Ana Botafogo – Quando voltei, no final da década de 1970, o TMRJ estava fechado. Então, consegui um emprego no Balé do Teatro Guaíra, em Curitiba. Dancei pela Associação de Ballet do Rio de Janeiro. Só depois dos 20 anos, em 1981, entrei para o corpo de baile do TMRJ.
Terra – Qual a diferença entre dançar naqueles tempos e hoje?
Ana Botafogo – A diferença era a quantidade de espetáculos que se dançava. Na companhia da Europa, me apresentei muito e viajei muito. Nossa agenda era muito grande. O balé do TMRJ dançava pouco, porque o teatro sempre fechava para reformas.
Terra – Como foi participar da novela “Páginas da Vida”, que foi ao ar pela Rede Globo em 2006?
Ana Botafogo – Um convite inusitado e inesperado. Adorei. Pude mostrar o que era uma aula, já que minha personagem era uma professora de dança. A televisão exige coisas diferentes do que eu estava acostumada nos palcos. Falar sobre dança durante dez meses para este País todo foi um grande presente que recebi do autor Manoel Carlos.
Terra – Então, você tinha – e tem – muito o que falar.

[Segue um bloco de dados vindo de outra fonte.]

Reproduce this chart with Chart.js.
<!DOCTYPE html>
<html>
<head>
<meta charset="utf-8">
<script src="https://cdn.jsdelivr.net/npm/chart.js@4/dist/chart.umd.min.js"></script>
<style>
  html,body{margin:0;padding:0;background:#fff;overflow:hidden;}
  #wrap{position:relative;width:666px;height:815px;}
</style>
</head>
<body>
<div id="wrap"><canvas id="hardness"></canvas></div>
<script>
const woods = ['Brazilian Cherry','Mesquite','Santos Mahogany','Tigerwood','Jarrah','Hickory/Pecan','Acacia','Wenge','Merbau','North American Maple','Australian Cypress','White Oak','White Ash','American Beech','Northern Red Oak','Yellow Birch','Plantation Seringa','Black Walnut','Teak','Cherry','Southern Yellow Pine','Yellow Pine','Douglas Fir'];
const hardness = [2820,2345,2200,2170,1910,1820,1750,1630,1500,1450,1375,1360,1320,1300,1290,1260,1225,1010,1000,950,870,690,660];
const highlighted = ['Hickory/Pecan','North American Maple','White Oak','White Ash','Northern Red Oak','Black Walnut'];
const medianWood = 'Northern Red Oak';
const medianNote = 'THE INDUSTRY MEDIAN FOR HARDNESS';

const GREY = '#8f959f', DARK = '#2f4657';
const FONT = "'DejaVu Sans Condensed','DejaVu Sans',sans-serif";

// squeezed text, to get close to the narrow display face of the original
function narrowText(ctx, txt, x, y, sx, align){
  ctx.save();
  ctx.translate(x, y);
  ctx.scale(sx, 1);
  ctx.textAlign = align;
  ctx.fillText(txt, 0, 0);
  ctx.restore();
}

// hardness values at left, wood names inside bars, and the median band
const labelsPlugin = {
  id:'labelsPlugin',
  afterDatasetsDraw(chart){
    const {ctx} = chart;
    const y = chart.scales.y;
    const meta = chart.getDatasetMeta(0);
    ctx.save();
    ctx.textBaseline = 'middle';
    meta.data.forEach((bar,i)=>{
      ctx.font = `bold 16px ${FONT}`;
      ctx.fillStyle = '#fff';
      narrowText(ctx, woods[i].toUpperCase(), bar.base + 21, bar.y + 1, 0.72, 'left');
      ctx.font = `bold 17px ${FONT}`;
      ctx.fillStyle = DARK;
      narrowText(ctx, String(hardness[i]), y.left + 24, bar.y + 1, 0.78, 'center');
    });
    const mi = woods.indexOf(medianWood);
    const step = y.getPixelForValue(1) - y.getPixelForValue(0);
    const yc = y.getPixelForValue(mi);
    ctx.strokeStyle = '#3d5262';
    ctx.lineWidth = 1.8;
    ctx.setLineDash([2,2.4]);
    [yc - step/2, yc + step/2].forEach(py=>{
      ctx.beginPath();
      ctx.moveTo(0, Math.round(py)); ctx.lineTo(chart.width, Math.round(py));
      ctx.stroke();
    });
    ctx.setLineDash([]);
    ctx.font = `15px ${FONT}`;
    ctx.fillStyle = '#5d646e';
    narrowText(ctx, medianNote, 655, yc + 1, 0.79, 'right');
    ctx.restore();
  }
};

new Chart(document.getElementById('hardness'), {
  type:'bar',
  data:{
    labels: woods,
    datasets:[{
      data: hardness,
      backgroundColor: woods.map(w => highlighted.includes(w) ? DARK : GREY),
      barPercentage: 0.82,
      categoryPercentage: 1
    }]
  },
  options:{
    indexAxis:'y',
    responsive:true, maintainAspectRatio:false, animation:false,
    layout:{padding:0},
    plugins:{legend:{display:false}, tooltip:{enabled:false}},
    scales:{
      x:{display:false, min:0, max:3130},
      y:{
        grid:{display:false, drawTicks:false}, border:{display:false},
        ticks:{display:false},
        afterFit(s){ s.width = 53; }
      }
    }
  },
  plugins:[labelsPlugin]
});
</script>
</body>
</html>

Ana Botafogo – Sim. Já são 50 anos mergulhada na dança. E digo que é possível viver de dança no Brasil. Não é fácil. É preciso ter dedicação total. Jamais imaginei ter uma carreira tão longa. Aos muito jovens, gostaria de dizer para terem foco e disciplina.
Terra – Quais os pontos altos de sua carreira?

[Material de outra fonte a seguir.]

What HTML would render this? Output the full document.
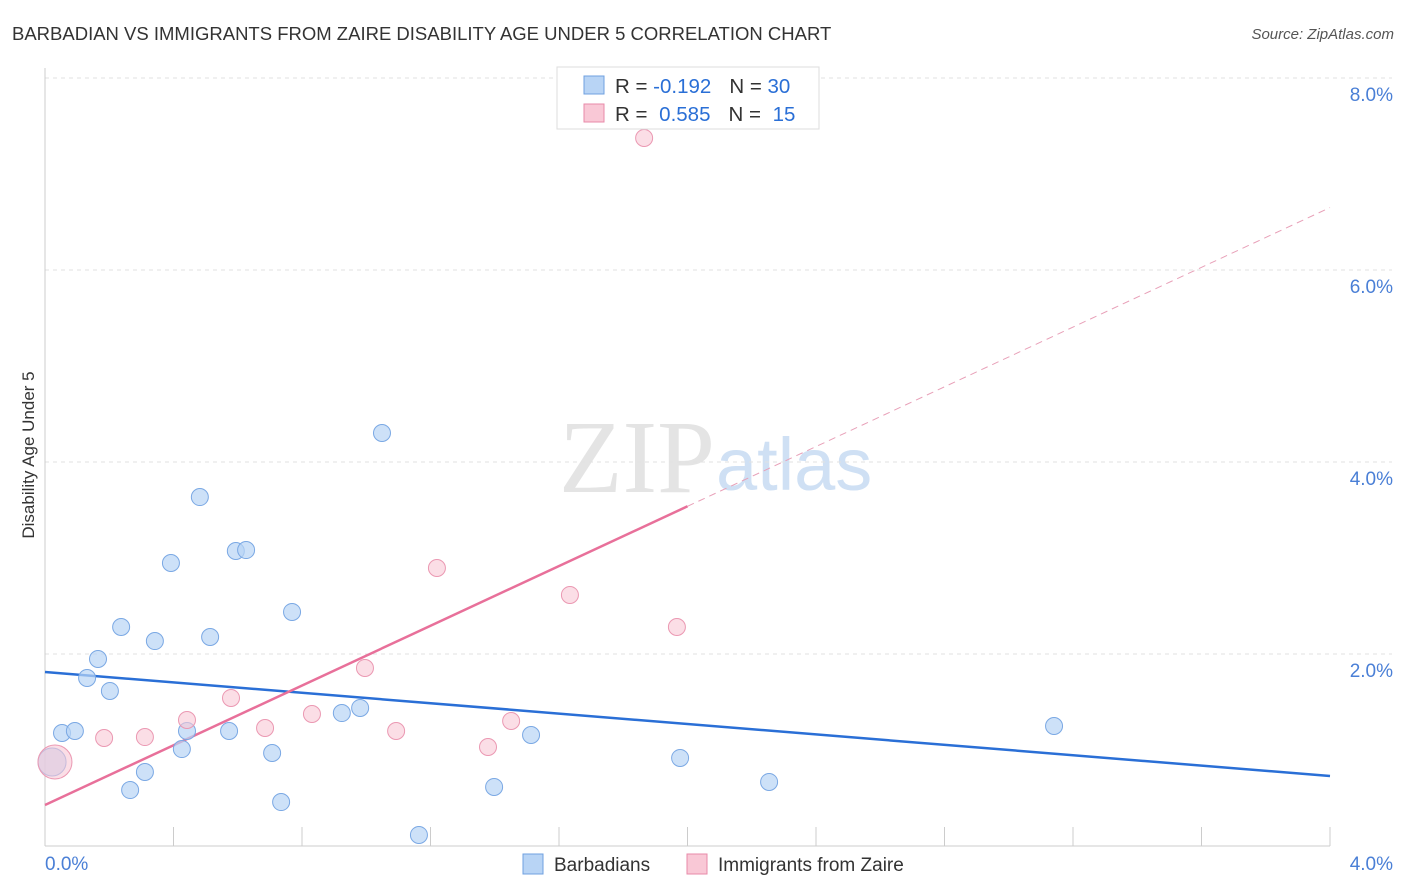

Ana Botafogo – Minha estreia no TMRJ, com a peça Copélia, que foi importante para mim, pois dancei muitas vezes e recebi muitos convites pela elogiada montagem assinada pelo coreógrafo Henrique Martínez e que contava com a atuação do bailarino Fernando Burroni. Das minhas produções, têm vários destaques, mas escolho “Os 3 Momentos do Amor”, com elenco de seis músicos e dois bailarinos. Viajamos muito com este espetáculo que tinha a minha cara.
Terra – Você já dançou cerca de 130 espetáculos em 38 anos de carreira. Tem algo que queria ter dançado e não dançou?

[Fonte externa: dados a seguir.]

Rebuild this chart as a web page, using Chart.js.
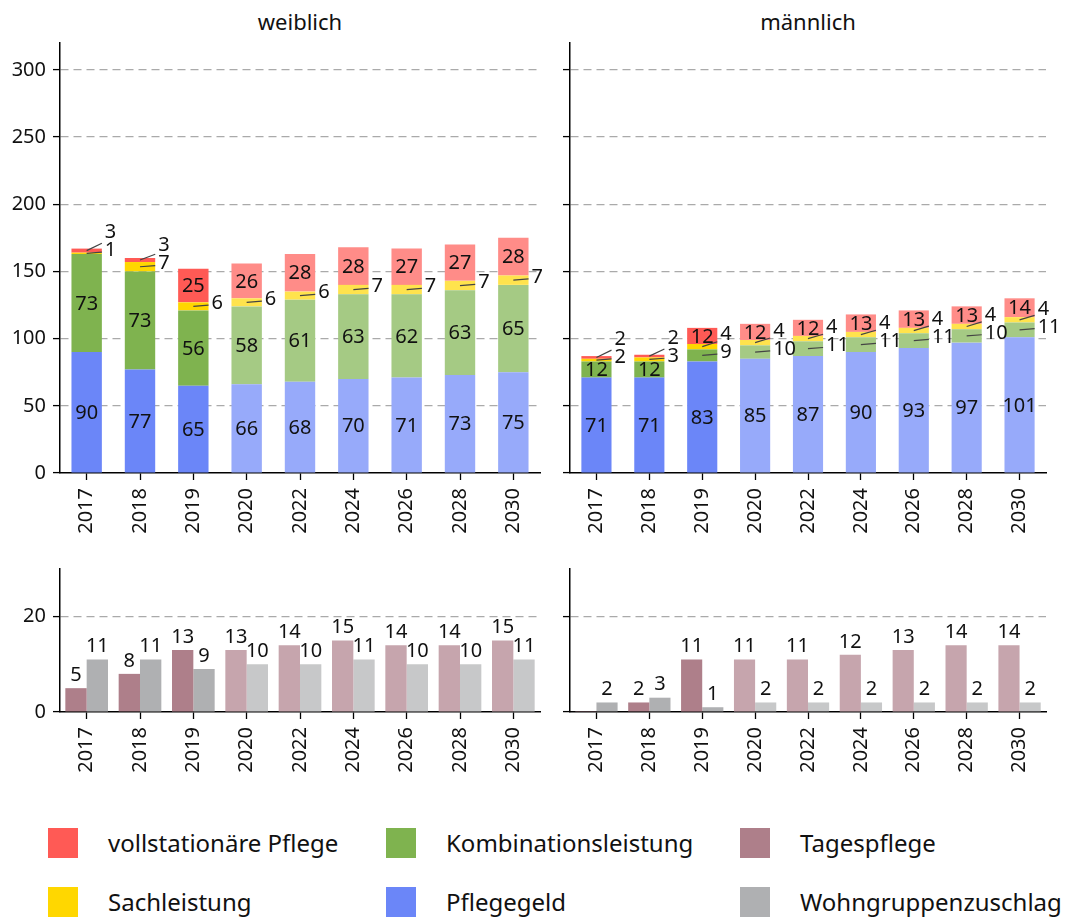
<!DOCTYPE html>
<html>
<head>
<meta charset="utf-8">
<script src="https://cdn.jsdelivr.net/npm/chart.js@4"></script>
<style>
  body { margin: 0; background: #fff; font-family: "Noto Sans", sans-serif; }
  #page { position: relative; width: 1066px; height: 918px; }
  .box { position: absolute; }
  .title { position: absolute; font-size: 22px; color: #111; transform: translateX(-50%); top: 6px; }
  .legend { position: absolute; display: flex; align-items: center; font-size: 24px; color: #111; white-space: nowrap; }
  .legend span.sw { width: 30px; height: 30px; margin-right: 30px; display: inline-block; }
</style>
</head>
<body>
<div id="page">
  <div class="title" style="left:300px">weiblich</div>
  <div class="title" style="left:808px">männlich</div>
  <div class="box" style="left:0;top:0;width:560px;height:550px"><canvas id="topW"></canvas></div>
  <div class="box" style="left:560px;top:0;width:506px;height:550px"><canvas id="topM"></canvas></div>
  <div class="box" style="left:0;top:550px;width:560px;height:250px"><canvas id="botW"></canvas></div>
  <div class="box" style="left:560px;top:550px;width:506px;height:250px"><canvas id="botM"></canvas></div>
  <div id="legend"></div>
</div>
<script>
// Kategorien
const years = ["2017", "2018", "2019", "2020", "2022", "2024", "2026", "2028", "2030"];
const firstProjection = 3; // ab 2020 Prognose (hellere Farben)

// weiblich
const wPflegegeld = [90, 77, 65, 66, 68, 70, 71, 73, 75];
const wKombination = [73, 73, 56, 58, 61, 63, 62, 63, 65];
const wSachleistung = [1, 7, 6, 6, 6, 7, 7, 7, 7];
const wVollstationaer = [3, 3, 25, 26, 28, 28, 27, 27, 28];
const wTagespflege = [5, 8, 13, 13, 14, 15, 14, 14, 15];
const wWohngruppe = [11, 11, 9, 10, 10, 11, 10, 10, 11];

// männlich
const mPflegegeld = [71, 71, 83, 85, 87, 90, 93, 97, 101];
const mKombination = [12, 12, 9, 10, 11, 11, 11, 10, 11];
const mSachleistung = [2, 3, 4, 4, 4, 4, 4, 4, 4];
const mVollstationaer = [2, 2, 12, 12, 12, 13, 13, 13, 14];
const mTagespflege = [0.2, 2, 11, 11, 11, 12, 13, 14, 14];
const mWohngruppe = [2, 3, 1, 2, 2, 2, 2, 2, 2];

const topTicks = [0, 50, 100, 150, 200, 250, 300];
const bottomTicks = [0, 20];

// Farben: [Ist, Prognose]
const colors = {
  vollstationaer: ["#FF5A55", "#FF8C88"],
  sachleistung: ["#FFD700", "#FFE34D"],
  kombination: ["#7FB34F", "#A5CA84"],
  pflegegeld: ["#6B86F8", "#97AAFA"],
  tagespflege: ["#AE7F8A", "#C6A5AD"],
  wohngruppe: ["#AFB0B2", "#C7C8C9"],
};

const FONT = '"Noto Sans", sans-serif';

function barColors(pair) {
  return years.map((y, i) => (i < firstProjection ? pair[0] : pair[1]));
}

// ✅ Zahlen in / neben gestapelten Balken
const stackLabels = {
  id: "stackLabels",
  afterDatasetsDraw(chart) {
    const ctx = chart.ctx;
    ctx.save();
    ctx.font = "20px " + FONT;
    ctx.fillStyle = "#111";
    chart.data.labels.forEach((lab, i) => {
      let prevY = Infinity;
      chart.data.datasets.forEach((ds, d) => {
        const bar = chart.getDatasetMeta(d).data[i];
        const v = ds.data[i];
        const h = bar.base - bar.y;
        const midY = (bar.y + bar.base) / 2;
        if (h >= 15) {
          ctx.textAlign = "center";
          ctx.textBaseline = "middle";
          ctx.fillText(v, bar.x, midY + 1);
        } else {
          const ly = Math.min(midY - 3, prevY - 18);
          prevY = ly;
          const right = bar.x + bar.width / 2;
          ctx.strokeStyle = "#444";
          ctx.lineWidth = 1.2;
          ctx.beginPath();
          ctx.moveTo(bar.x, midY);
          ctx.lineTo(right, midY + (ly - midY) * 0.4);
          ctx.stroke();
          ctx.textAlign = "left";
          ctx.textBaseline = "middle";
          ctx.fillText(v, right + 3, ly);
        }
      });
    });
    ctx.restore();
  },
};

// ✅ Zahlen über gruppierten Balken
const topLabels = {
  id: "topLabels",
  afterDatasetsDraw(chart) {
    const ctx = chart.ctx;
    ctx.save();
    ctx.font = "20px " + FONT;
    ctx.fillStyle = "#111";
    ctx.textAlign = "center";
    ctx.textBaseline = "bottom";
    chart.data.datasets.forEach((ds, d) => {
      chart.getDatasetMeta(d).data.forEach((bar, i) => {
        const v = ds.data[i];
        if (v < 0.5) return;
        ctx.fillText(Math.round(v), bar.x, bar.y - 3);
      });
    });
    ctx.restore();
  },
};

function makeOptions(opts) {
  return {
    responsive: true,
    maintainAspectRatio: false,
    animation: false,
    layout: { padding: { top: opts.padTop, right: 20, left: 0, bottom: 0 } },
    plugins: { legend: { display: false }, tooltip: { enabled: false } },
    scales: {
      x: {
        stacked: opts.stacked,
        afterFit: (s) => { s.height = opts.xHeight; },
        grid: { drawOnChartArea: false, offset: false, tickLength: 7, tickColor: "#000", tickWidth: 1.3 },
        border: { color: "#000", width: 1.5 },
        ticks: { minRotation: 90, maxRotation: 90, color: "#111", font: { family: FONT, size: 20 }, padding: 8 },
      },
      y: {
        stacked: opts.stacked,
        min: 0,
        max: opts.max,
        afterFit: (s) => { s.width = opts.yWidth; },
        afterBuildTicks: (s) => { s.ticks = opts.ticks.map((v) => ({ value: v })); },
        grid: {
          color: (c) => (c.tick && c.tick.value === 0 ? "rgba(0,0,0,0)" : "#aaaaaa"),
          lineWidth: 1.2,
          tickLength: 7,
          tickColor: "#000",
          tickWidth: 1.3,
          tickBorderDash: [],
        },
        border: { color: "#000", width: 1.5, dash: [8, 5] },
        ticks: {
          color: "#111",
          font: { family: FONT, size: 20 },
          padding: 7,
          callback: (v) => (opts.showY ? v : ""),
        },
      },
    },
  };
}

function stackedChart(id, pg, kb, sl, vs, showY) {
  new Chart(document.getElementById(id), {
    type: "bar",
    data: {
      labels: years,
      datasets: [
        { label: "Pflegegeld", data: pg, backgroundColor: barColors(colors.pflegegeld) },
        { label: "Kombinationsleistung", data: kb, backgroundColor: barColors(colors.kombination) },
        { label: "Sachleistung", data: sl, backgroundColor: barColors(colors.sachleistung) },
        { label: "vollstationäre Pflege", data: vs, backgroundColor: barColors(colors.vollstationaer) },
      ].map((ds) => Object.assign(ds, { barPercentage: 0.57, categoryPercentage: 1 })),
    },
    options: makeOptions({ stacked: true, max: 320, ticks: topTicks, padTop: 43, xHeight: 77, yWidth: showY ? 60 : 10, showY }),
    plugins: [stackLabels],
  });
}

function groupedChart(id, tp, wg, showY) {
  new Chart(document.getElementById(id), {
    type: "bar",
    data: {
      labels: years,
      datasets: [
        { label: "Tagespflege", data: tp, backgroundColor: barColors(colors.tagespflege) },
        { label: "Wohngruppenzuschlag", data: wg, backgroundColor: barColors(colors.wohngruppe) },
      ].map((ds) => Object.assign(ds, { barPercentage: 1, categoryPercentage: 0.8 })),
    },
    options: makeOptions({ stacked: false, max: 30, ticks: bottomTicks, padTop: 19, xHeight: 88, yWidth: showY ? 60 : 10, showY }),
    plugins: [topLabels],
  });
}

stackedChart("topW", wPflegegeld, wKombination, wSachleistung, wVollstationaer, true);
stackedChart("topM", mPflegegeld, mKombination, mSachleistung, mVollstationaer, false);
groupedChart("botW", wTagespflege, wWohngruppe, true);
groupedChart("botM", mTagespflege, mWohngruppe, false);

// ✅ Legende
const legendItems = [
  ["vollstationäre Pflege", colors.vollstationaer[0], 48, 826],
  ["Kombinationsleistung", colors.kombination[0], 386, 826],
  ["Tagespflege", colors.tagespflege[0], 740, 826],
  ["Sachleistung", colors.sachleistung[0], 48, 885],
  ["Pflegegeld", colors.pflegegeld[0], 386, 885],
  ["Wohngruppenzuschlag", colors.wohngruppe[0], 740, 885],
];
const legend = document.getElementById("legend");
legendItems.forEach(([text, color, x, y]) => {
  const item = document.createElement("div");
  item.className = "legend";
  item.style.left = x + "px";
  item.style.top = y + "px";
  item.innerHTML = `<span class="sw" style="background:${color}"></span><span>${text}</span>`;
  legend.appendChild(item);
});
</script>
</body>
</html>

Ana Botafogo – Não. Teve um período em que fui fazendo todos os espetáculo que eu queria muito. Na comemoração dos meus 35 anos, dancei “Eugene Onegin”, para a minha realização.
Terra – Nenhum clássico famosão preferido?
Ana Botafogo – Destacaria todos. Gosto dos balés com história de começo, meio e fim. É quando a bailarina pode desempenhar sua real finalidade, que é criar personagens. Balé não é só técnica.
Terra – Você não para. Continua dançando?
Ana Botafogo – Sim. E, mesmo quando não estiver nos palcos, quero continuar trabalhando pela dança. Em julho, estreio o espetáculo “Mulher”, ao lado da cantora Flávia Bittencourt, de São Luís. Fazemos uma homenagem a importantes mulheres do nosso cenário cultural. Já nos apresentamos apenas uma vez, mas aí paramos porque ela teve bebê. Estamos fechando as datas em São Paulo e no Rio.
Terra – Você é madrinha do programa de patrocínios O Boticário na Dança. Como encara essa função?
Ana Botafogo – O programa OBND dá visibilidade a muitos projetos e, agora, esperamos que isto atraia outras empresas para que, juntas ao Grupo Boticário, façam nossa cena da dança crescer. Assim, evitamos perder tantos jovens talentos para outros mercados no exterior.
Terra – Que avaliação você faz do atual panorama da dança no País?
Ana Botafogo – Nossos profissionais são o que temos de melhor. Há excelentes professores e preparadores de bailarinos. Mas, o campo de trabalho é muito pequeno, sobretudo para os bailarinos clássicos. Os contemporâneos encontram mais espaço. Perdemos muitos profissionais para o exterior, às vezes até para companhias pequenas. Mas, compreendo porque no começo de carreira o bailarino precisa ‘se fazer’ logo.
Terra – O que a Bailarina do Brasil pensa sobre dança?
Ana Botafogo – Dança é transmitir as emoções através de personagens. Para mim, seu significado total é vida. A dança me deu força, alegria e também meu deu ‘muito trabalho’ [risos]. Sempre tive muitos desafios. E são os desafios que fazem a vida ser mais emocionante.